The sound of Big Dead is very much an amalgamation of the tastes of each member. Cam informs me that even though he sometimes takes the role of band leader, directing the soundscapes and putting them together for the purpose of coherency in recording and rehearsal, he doesn’t get a final say on what the end product is like. This is necessary simply because of the sheer amount of sound each member wants to cram into each song. Big Dead live sets can include anything from ambient electronic segments, trip-hop breakdowns and free form jazz influenced expositions. It is as if they find every brand of music inspiring and they want to incorporate something from each simultaneously.
“We’ve always been surrounded by people whose tastes influence us massively,” says Cam. “An example is the omnipresence of post-rock, it has always been there. Whether we wanted it to or not, it made its way into our sound and it’s still there. It’s not quite delay pedals or tremolo picking, but we’ve got, as our friend said to us once, ‘post-rock sensibilities’. I think that’s a pretty good way of describing it, Explosions in the Sky along with Radiohead, showed us what was possible with a band. Sigur Ros as well, they are a perfect example of that, the kind of group that does ‘post-rock’ but without delay and all that.”
The jazz and post-rock influences are sort of what make Big Dead so great. I liked the songs from their first EP because it had that feeling of a carefully restrained eruption. They manage to keep a lid on the post-rock wankery that seems to permeate the sound of a few acts in that genre, yet the jazz improvisation element keeps it interesting, so you never really know if they are going to go on a tangent or not, but it all comes together in a satisfying way.
It seems as if jazz is the key ingredient within Big Dead’s sound. As a progenitor for all kinds of modern musical development, the core concept of improvisation and adaptability in jazz are the exact things that make Big Dead songs work. It may be the sole reason that they can get away with trying out so many different things, it may also be why it works so well.

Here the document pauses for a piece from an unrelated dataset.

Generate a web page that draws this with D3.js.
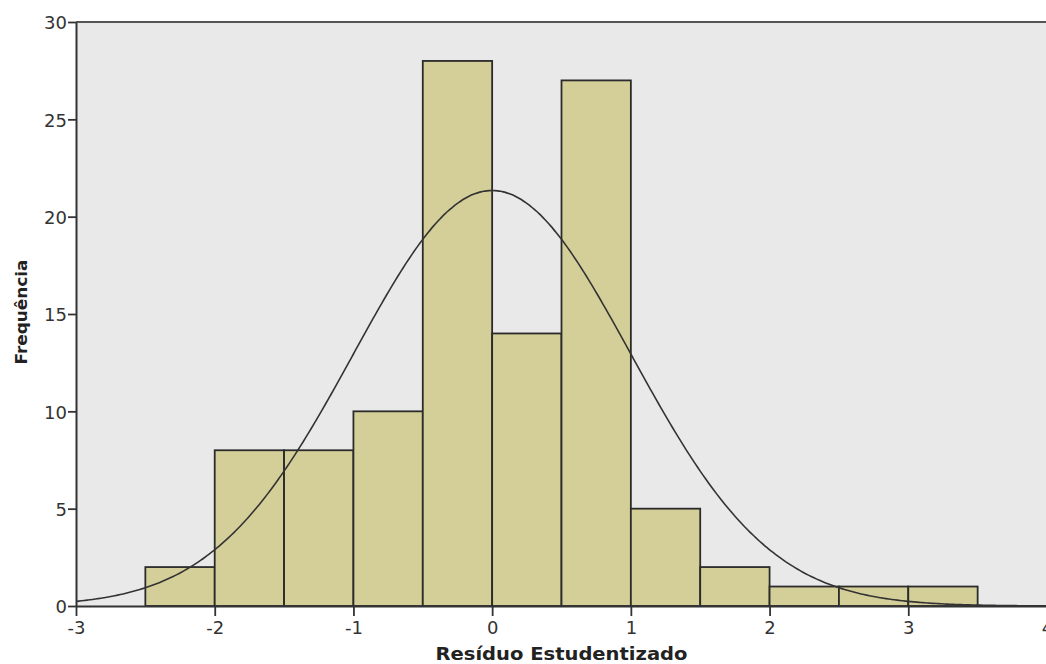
<!DOCTYPE html>
<html><head><meta charset="utf-8">
<script src="https://cdn.jsdelivr.net/npm/d3@7"></script>
<style>body{margin:0;background:#fff}svg{display:block}</style>
</head><body>
<script>
const binStarts = [-2.5,-2,-1.5,-1,-0.5,0,0.5,1,1.5,2,2.5,3];
const binWidth = 0.5;
const counts = [2,8,8,10,28,14,27,5,2,1,1,1];
const xTicks = [-3,-2,-1,0,1,2,3,4];
const yTicks = [0,5,10,15,20,25,30];
const curveMean = 0.0, curveSd = 1.0;
const xLabel = "Resíduo Estudentizado", yLabel = "Frequência";

const W = 1046, H = 664;
const svg = d3.select("body").append("svg").attr("width", W).attr("height", H);
const x = d3.scaleLinear().domain([-3,4]).range([76,1047]);
const y = d3.scaleLinear().domain([0,30]).range([606,22]);

svg.append("rect").attr("x",x(-3)).attr("y",y(30)).attr("width",x(4)-x(-3)).attr("height",y(0)-y(30)).attr("fill","#e9e9e9");

svg.selectAll("rect.bar").data(counts).join("rect").attr("class","bar")
  .attr("x",(d,i)=>x(binStarts[i])).attr("width",(d,i)=>x(binStarts[i]+binWidth)-x(binStarts[i]))
  .attr("y",d=>y(d)).attr("height",d=>y(0)-y(d))
  .attr("fill","#d4cf98").attr("stroke","#2b2b2b").attr("stroke-width",1.8);

const N = d3.sum(counts);
const pts = d3.range(-3,4.0001,0.02).map(v=>[v, N*binWidth*Math.exp(-0.5*((v-curveMean)/curveSd)**2)/(curveSd*Math.sqrt(2*Math.PI))]);
svg.append("path").datum(pts).attr("d",d3.line().x(d=>x(d[0])).y(d=>y(d[1])).curve(d3.curveBasis))
  .attr("fill","none").attr("stroke","#333").attr("stroke-width",1.6);

svg.append("line").attr("x1",x(-3)).attr("x2",W).attr("y1",y(30)).attr("y2",y(30)).attr("stroke","#555").attr("stroke-width",2);

const fmt = d => String(d);
const xa = svg.append("g").attr("transform",`translate(0,${y(0)})`)
  .call(d3.axisBottom(x).tickValues(xTicks).tickSize(10).tickSizeOuter(0).tickFormat(fmt));
const ya = svg.append("g").attr("transform",`translate(${x(-3)},0)`)
  .call(d3.axisLeft(y).tickValues(yTicks).tickSize(8).tickSizeOuter(0).tickFormat(fmt));
[xa,ya].forEach(a=>{
  a.select(".domain").attr("stroke","#333").attr("stroke-width",2);
  a.selectAll(".tick line").attr("stroke","#333").attr("stroke-width",1.8);
  a.selectAll(".tick text").attr("fill","#333").style("font-family","DejaVu Sans, sans-serif").style("font-size","18px");
});
xa.selectAll(".tick text").attr("y",14).attr("dy","0.75em");
ya.selectAll(".tick text").attr("x",-9).attr("dy","0.38em");

svg.append("text").attr("x",(x(-3)+x(4))/2).attr("y",660).attr("text-anchor","middle")
  .attr("textLength",252).attr("lengthAdjust","spacingAndGlyphs")
  .style("font-family","DejaVu Sans, sans-serif").style("font-weight","bold").style("font-size","17px").attr("fill","#222").text(xLabel);
svg.append("text").attr("transform",`translate(27,312) rotate(-90)`).attr("text-anchor","middle")
  .attr("textLength",105).attr("lengthAdjust","spacingAndGlyphs")
  .style("font-family","DejaVu Sans, sans-serif").style("font-weight","bold").style("font-size","16px").attr("fill","#222").text(yLabel);
</script>
</body></html>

“I guess for me it’s the harmonic conception of jazz that I love,” says Cam. “That’s how we learned to manipulate harmony, or I learned to manipulate harmony anyway. There is also the improvised element; we usually work in an improvised section into songs. There will be a chord progression and a melody, and that’s the only certainty of that piece of music, it can go anywhere.”
“I think because we are all students of jazz, you got to play all these different styles. I think we are really fortunate that we have found each other in this time and place because none of us want to make garage rock; we want to make different music to that. I think it is absolutely essential that we do force ourselves to change and are willing to change. I suppose the other thing is that we like getting other people involved as well. I think it is important to be malleable, especially for us, but I think for all musicians as well. If you stay as a one trick pony, what are you going to do when the group runs out of steam or you run out of luck?”
I am still yet to hear the product of the past years’ worth of recording. I am extremely excited for Big Dead’s new EP, simply because of the possibilities it holds. The malleability and adaptability sound great on paper, it is hard to contain excitement for what could possibly be some of the most interesting music to be made in Brisbane. The journo in me is going to reserve judgement for a few more weeks, but damn if I’m not anxious to hear it.
I asked Cam if he sees the jazz influence on any other contemporary acts. It is a unique quality for a band to have not only the ability to change so rapidly, but to willingly instigate it for the purpose of improving their craft. It thought their first EP was a winner, so it must take some balls to tinker with a working formula. If it pays off, then why shouldn’t every other band do the same? No band wants to do the same thing over and over again, but in my opinion, not enough are agreeable to starting from scratch more than once.
“I think definitely in groups like Radiohead, they are 21st century music,” admits Cam. “In their music I can hear a lot of elements of jazz, even in their instrumentation. In Brisbane, I haven’t really seen that much, that’s probably because I don’t go out there looking for it that much. I just don’t notice it. There is certainly a really awesome jazz scene in Brisbane and that is removed from the rock scene. I don’t see it in many Brisbane bands, at least not at this stage. I don’t know if it is bound to happen, if it will ever happen. I find it really exciting though, I like hearing a band play dangerously, to leave parts of their set list open, so there is a difference between Thursday night’s show and Saturday night’s show. I really like that stuff.”
So, about this upcoming EP, Cam and Co. are understandably excited about it (so am I, if you couldn’t tell), but I was surprised to hear that it is to be a constrained affair, following a more conventional structure.
“What happened was, we played a show somewhere once where someone came up to us after and said ‘That was the most confusing set list I have ever heard in my life’,” recalls Cam. “I guess what happened then – we have always had this amalgamation of all these different things – for the recording that we are in the process of finishing now, I made a decision to stick with the ‘song’ songs, so that we were just doing one thing. We know what we can do and we’ve got all these other things that we can do, and we love doing it, but for now I guess we have just settled on a group of songs that are relative to each other and we’ve cut the fat.”
“Our first intention was to do two EP’s. There was going to be one with song based stuff, which is what our upcoming release turned out to be, and all the rest of the stuff was going onto another EP which was going to be more electronically influenced, more instrumental-based material. That stuff will all get recorded at some point; it’s all been demoed so it will get recorded. For now it’s just a beast in the background waiting to rear its head.”
I suppose that is as close to a glimpse of the EP that I can provide, but one thing is certain, Big Dead write good ‘song’ songs, so a release full of them is fine by me. I can’t tell you what to expect, but I asked Cam what he thinks people will get out of it.
“I’m not really sure,” admits Cam. “It depends on what you are into; there is something for all sorts of tastes there. There is a lot of technical music, some really simple music, some really minimal music. I think the first thing people will notice is that it is a mixed bag. Maybe they will find it depressing, maybe the will find the lyrical content and the overall vibe of it depressing and maybe a little bit pessimistic, though I don’t think it is pessimistic. It depends on how you see stuff like that. I don’t really know what people will get from it. I hope they can relate to it, I hope that they can hear it and it makes them feel something.”
These guys are too good at what they do to not make us feel something. All I know is, Cam would be a pretty swell music teacher.